Reproduce, please, the span of lines beginning at the line with "Convert this chart to Plotly code." and ending at the line with "-7.1, -6.2, 0.1]", inclusive, minus any pictures.

Rows from a dataset of charts and code
-=-=-=-=-

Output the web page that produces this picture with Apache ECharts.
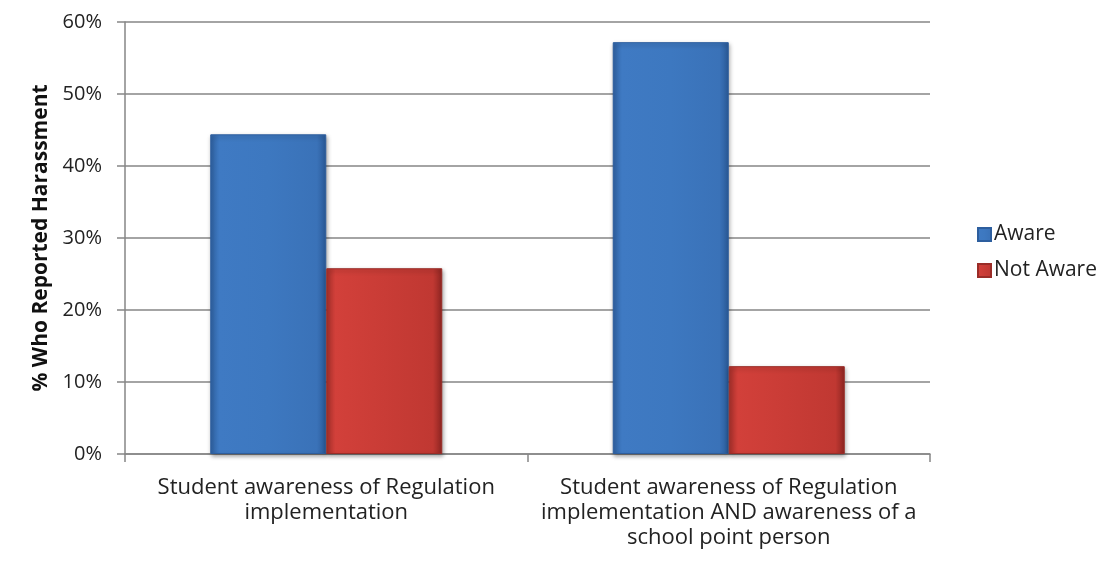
<!DOCTYPE html>
<html>
<head>
<meta charset="utf-8">
<script src="https://cdn.jsdelivr.net/npm/echarts@6/dist/echarts.min.js"></script>
<style>
html,body{margin:0;padding:0;background:#fff;}
#c{width:1108px;height:567px;}
</style>
</head>
<body>
<div id="c"></div>
<script>
const categories = [
  "Student awareness of Regulation\nimplementation",
  "Student awareness of Regulation\nimplementation AND awareness of a\nschool point person"
];
const seriesNames = ["Aware", "Not Aware"];
const aware = [44.4, 57.2];
const notAware = [25.8, 12.2];
const yTicks = [0, 10, 20, 30, 40, 50, 60];

const FONT = "'Open Sans', Lato, sans-serif";
const chart = echarts.init(document.getElementById('c'));

const blueGrad = new echarts.graphic.LinearGradient(0, 0, 1, 0, [
  {offset: 0, color: '#2f62a3'},
  {offset: 0.08, color: '#3f7ac3'},
  {offset: 0.5, color: '#3d78c0'},
  {offset: 0.92, color: '#3a72b8'},
  {offset: 1, color: '#2a5a98'}
]);
const redGrad = new echarts.graphic.LinearGradient(0, 0, 1, 0, [
  {offset: 0, color: '#a8302b'},
  {offset: 0.08, color: '#d2403a'},
  {offset: 0.5, color: '#c93c36'},
  {offset: 0.92, color: '#c03832'},
  {offset: 1, color: '#8f2622'}
]);

chart.setOption({
  animation: false,
  backgroundColor: '#ffffff',
  title: {
    text: 'Reporting Harassment',
    left: 362,
    top: -41,
    textStyle: {fontFamily: 'Lato, sans-serif', fontSize: 37, fontWeight: 'bold', color: '#000'}
  },
  grid: {left: 125, right: 178, top: 22, bottom: 113},
  legend: {
    orient: 'vertical',
    left: 972,
    top: 219,
    itemWidth: 13,
    itemHeight: 13,
    itemGap: 15,
    icon: 'rect',
    textStyle: {fontFamily: FONT, fontSize: 21, color: '#222', padding: [0, 0, 0, -2]},
    data: seriesNames
  },
  xAxis: {
    type: 'category',
    data: categories,
    axisLine: {show: true, lineStyle: {color: '#868686', width: 1.5}},
    axisTick: {show: true, length: 8, lineStyle: {color: '#868686', width: 1.5}},
    axisLabel: {fontFamily: FONT, fontSize: 22, color: '#222', lineHeight: 25, margin: 21, interval: 0}
  },
  yAxis: {
    type: 'value',
    min: yTicks[0],
    max: yTicks[yTicks.length - 1],
    interval: 10,
    name: '% Who Reported Harassment',
    nameLocation: 'middle',
    nameGap: 71,
    nameTextStyle: {fontFamily: FONT, fontSize: 21, fontWeight: 'bold', color: '#111'},
    axisLine: {show: true, lineStyle: {color: '#868686', width: 1.5}},
    axisTick: {show: true, length: 8, lineStyle: {color: '#868686', width: 1.5}},
    axisLabel: {fontFamily: FONT, fontSize: 20, color: '#222', margin: 23, formatter: v => v + '%'},
    splitLine: {show: true, lineStyle: {color: '#868686', width: 1.5}}
  },
  series: [
    {
      name: seriesNames[0],
      type: 'bar',
      data: aware,
      barWidth: 116,
      barGap: '0%',
      itemStyle: {color: blueGrad, borderColor: '#2d5e9e', borderWidth: 1, shadowColor: 'rgba(0,0,0,0.35)', shadowBlur: 4, shadowOffsetX: 1, shadowOffsetY: 2}
    },
    {
      name: seriesNames[1],
      type: 'bar',
      data: notAware,
      barWidth: 116,
      barGap: '0%',
      itemStyle: {color: redGrad, borderColor: '#9a2c27', borderWidth: 1, shadowColor: 'rgba(0,0,0,0.35)', shadowBlur: 4, shadowOffsetX: 1, shadowOffsetY: 2}
    }
  ]
});
</script>
</body>
</html>
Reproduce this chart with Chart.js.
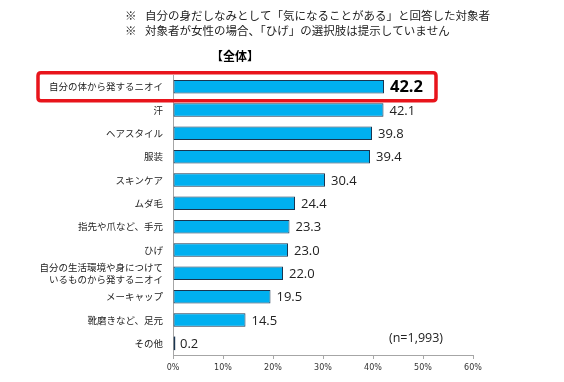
<!DOCTYPE html>
<html><head><meta charset="utf-8">
<script src="https://cdn.jsdelivr.net/npm/chart.js@4/dist/chart.umd.min.js"></script>
<style>html,body{margin:0;padding:0;background:#fff;}#wrap{width:564px;height:382px;position:relative;}</style>
</head><body><div id="wrap"><canvas id="c" width="564" height="382"></canvas></div>
<script>
const categories = ["自分の体から発するニオイ","汗","ヘアスタイル","服装","スキンケア","ムダ毛","指先や爪など、手元","ひげ",["自分の生活環境や身につけて","いるものから発するニオイ"],"メーキャップ","靴磨きなど、足元","その他"];
const values = [42.2,42.1,39.8,39.4,30.4,24.4,23.3,23.0,22.0,19.5,14.5,0.2];
const xTicks = [0,10,20,30,40,50,60];
const notes = ["※","自分の身だしなみとして「気になることがある」と回答した対象者","対象者が女性の場合、「ひげ」の選択肢は提示していません"];
const subtitle = "【全体】";
const sampleNote = "(n=1,993)";
const JP = '"Noto Sans CJK JP", "Noto Sans", sans-serif';
const LAT = '"Open Sans", "Noto Sans", sans-serif';

const overlay = {
  id:'overlay',
  afterDatasetsDraw(chart){
    const ctx = chart.ctx;
    const meta = chart.getDatasetMeta(0);
    ctx.save();
    meta.data.forEach((bar,i)=>{
      if(Math.abs(bar.x-bar.base)<2){
        ctx.fillStyle='#1a3550';
        ctx.fillRect(Math.round(bar.base), bar.y-bar.height/2, 1.2, bar.height);
      }
    });
    ctx.textBaseline='middle';
    meta.data.forEach((bar,i)=>{
      const v = values[i];
      if(i===0){ ctx.font='bold 16.5px '+LAT; ctx.fillStyle='#000'; }
      else { ctx.font='13px '+LAT; ctx.fillStyle='#222'; }
      ctx.textAlign='left';
      ctx.fillText(v.toFixed(1), bar.x+6, bar.y+1);
    });
    const b0 = meta.data[0];
    ctx.strokeStyle='#e8141b'; ctx.lineWidth=3.5;
    ctx.beginPath();
    const x0=38,x1=436,y0=b0.y-14,y1=b0.y+14;
    const r=3;
    ctx.moveTo(x0+r,y0);ctx.lineTo(x1-r,y0);ctx.quadraticCurveTo(x1,y0,x1,y0+r);
    ctx.lineTo(x1,y1-r);ctx.quadraticCurveTo(x1,y1,x1-r,y1);
    ctx.lineTo(x0+r,y1);ctx.quadraticCurveTo(x0,y1,x0,y1-r);
    ctx.lineTo(x0,y0+r);ctx.quadraticCurveTo(x0,y0,x0+r,y0);
    ctx.stroke();
    ctx.fillStyle='#222'; ctx.font='11.5px '+JP; ctx.textAlign='left';
    ctx.fillText(notes[0],125,16);
    ctx.fillText(notes[1],145,16);
    ctx.fillText(notes[0],125,31);
    ctx.fillText(notes[2],145,31);
    ctx.font='bold 12px '+JP; ctx.fillStyle='#000';
    ctx.fillText(subtitle,211,56);
    ctx.font='12.5px '+LAT; ctx.fillStyle='#222';
    ctx.fillText(sampleNote,389,338);
    ctx.restore();
  }
};

new Chart(document.getElementById('c'),{
  type:'bar',
  data:{labels:categories,datasets:[{data:values,backgroundColor:'#00b0f0',borderColor:'#1a3550',borderWidth:1,borderSkipped:false,categoryPercentage:0.58,barPercentage:1.0}]},
  options:{
    indexAxis:'y',responsive:false,animation:false,
    layout:{padding:{top:75,right:91,left:0,bottom:0}},
    plugins:{legend:{display:false},tooltip:{enabled:false}},
    scales:{
      x:{min:0,max:60,
        afterBuildTicks(s){s.ticks=xTicks.map(v=>({value:v}));},
        afterFit(s){s.height=27;},
        border:{display:true,color:'#a6a6a6',width:1},
        grid:{display:true,drawOnChartArea:false,drawTicks:true,tickLength:4,color:'#a6a6a6'},
        ticks:{callback:v=>v+'%',font:{family:'"DejaVu Sans", sans-serif',size:8},color:'#333',padding:4,maxRotation:0}
      },
      y:{
        afterFit(s){s.width=173;},
        border:{display:true,color:'#a6a6a6',width:1},
        grid:{display:false,drawTicks:false},
        ticks:{font:{family:JP,size:9.5,lineHeight:1.3},color:'#222',padding:10,autoSkip:false}
      }
    }
  },
  plugins:[overlay]
});
</script></body></html>
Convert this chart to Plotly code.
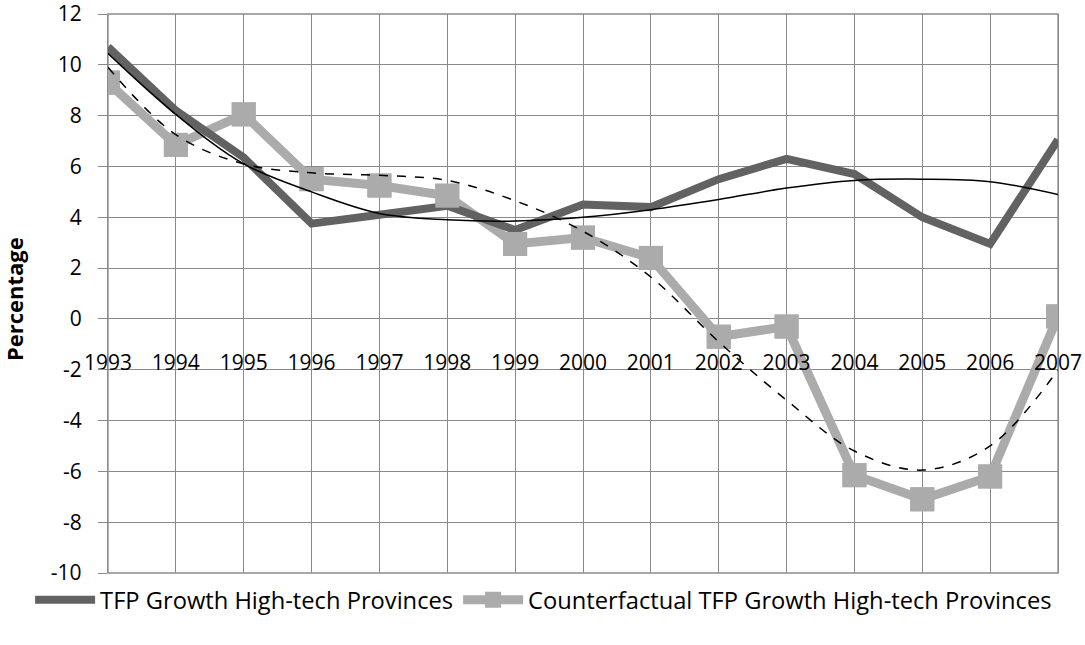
import plotly.graph_objects as go

years = [str(y) for y in range(1993, 2008)]

tfp_growth = [10.7, 8.2, 6.35, 3.75, 4.1, 4.45, 3.5, 4.5, 4.4, 5.5, 6.3, 5.7, 4.0, 2.95, 7.05]
counterfactual = [9.3, 6.85, 8.05, 5.5, 5.25, 4.85, 2.95, 3.2, 2.4, -0.7, -0.3, -6.15, -7.1, -6.2, 0.1]

# trend curves (Excel polynomial trendlines)
tfp_trend = [10.45, 8.05, 6.1, 5.0, 4.15, 3.9, 3.85, 4.0, 4.3, 4.7, 5.15, 5.45, 5.5, 5.4, 4.9]
cf_trend = [9.9, 7.25, 6.1, 5.75, 5.65, 5.45, 4.65, 3.45, 1.65, -0.9, -3.2, -5.2, -5.95, -5.0, -2.0]

y_ticks = [-10, -8, -6, -4, -2, 0, 2, 4, 6, 8, 10, 12]
y_labels = ["-10", "-8", "-6", "-4", "-2", "0", "2", "4", "6", "8", "10", "12"]

DARK = "#626262"
LIGHT = "#ababab"
GRID = "#8a8a8a"
FONT = "Open Sans"

fig = go.Figure()

fig.add_trace(go.Scatter(
    x=years, y=counterfactual, mode="lines+markers",
    name="Counterfactual TFP Growth High-tech Provinces",
    line=dict(color=LIGHT, width=9),
    marker=dict(symbol="square", size=24, color=LIGHT),
    legendrank=2,
))
fig.add_trace(go.Scatter(
    x=years, y=tfp_growth, mode="lines",
    name="TFP Growth High-tech Provinces",
    line=dict(color=DARK, width=8),
    legendrank=1,
))
fig.add_trace(go.Scatter(
    x=years, y=counterfactual, mode="markers", showlegend=False,
    marker=dict(symbol="square", size=24, color=LIGHT),
))
fig.add_trace(go.Scatter(
    x=years, y=tfp_trend, mode="lines", showlegend=False,
    line=dict(color="black", width=1.5, shape="spline"),
))
fig.add_trace(go.Scatter(
    x=years, y=cf_trend, mode="lines", showlegend=False,
    line=dict(color="black", width=1.5, dash="dash", shape="spline"),
))

fig.update_layout(
    width=1085, height=645,
    margin=dict(l=108, r=27, t=14, b=72, autoexpand=False),
    paper_bgcolor="white", plot_bgcolor="white",
    font=dict(family=FONT, size=21, color="black"),
    showlegend=True,
    legend=dict(orientation="h", x=-0.082, xanchor="left", y=-0.048, yanchor="middle",
                font=dict(size=23.7), itemwidth=60, traceorder="normal",
                bgcolor="rgba(0,0,0,0)"),
    xaxis=dict(
        type="category", range=[0, 14], showgrid=True, gridcolor=GRID, gridwidth=1.3,
        anchor="free", position=10 / 22, showline=False, ticks="",
        ticklabelstandoff=29, tickfont=dict(size=21), automargin=False,
        ticklabeloverflow="allow",
    ),
    yaxis=dict(
        range=[-10, 12], tickvals=y_ticks, ticktext=y_labels,
        showgrid=True, gridcolor=GRID, gridwidth=1.3,
        zeroline=True, zerolinecolor=GRID, zerolinewidth=1.3,
        showline=True, linecolor=GRID, linewidth=1.3, mirror=True,
        ticks="outside", ticklen=9, tickcolor=GRID, tickwidth=1.3,
        ticklabelstandoff=12, tickfont=dict(size=21), automargin=False,
        ticklabeloverflow="allow",
    ),
    annotations=[dict(text="<b>Percentage</b>", xref="paper", yref="paper",
                      x=-0.099, y=0.49, xanchor="center", yanchor="middle",
                      textangle=-90, showarrow=False, font=dict(size=22))],
    shapes=[dict(type="rect", xref="paper", yref="paper", x0=0, x1=1, y0=0, y1=1,
                 line=dict(color=GRID, width=1.3), layer="below")],
)

# drop the default 8px page margin so the figure fills the window exactly
fig.write_html("out.html", config={"displayModeBar": False},
               post_script="document.body.style.margin='0px';")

-=-=-=-=-

*Solved problem*
Convert this chart to Plotly code.
import plotly.graph_objects as go

years = [str(y) for y in range(1993, 2008)]

tfp_growth = [10.7, 8.2, 6.35, 3.75, 4.1, 4.45, 3.5, 4.5, 4.4, 5.5, 6.3, 5.7, 4.0, 2.95, 7.05]
counterfactual = [9.3, 6.85, 8.05, 5.5, 5.25, 4.85, 2.95, 3.2, 2.4, -0.7, -0.3, -6.15, -7.1, -6.2, 0.1]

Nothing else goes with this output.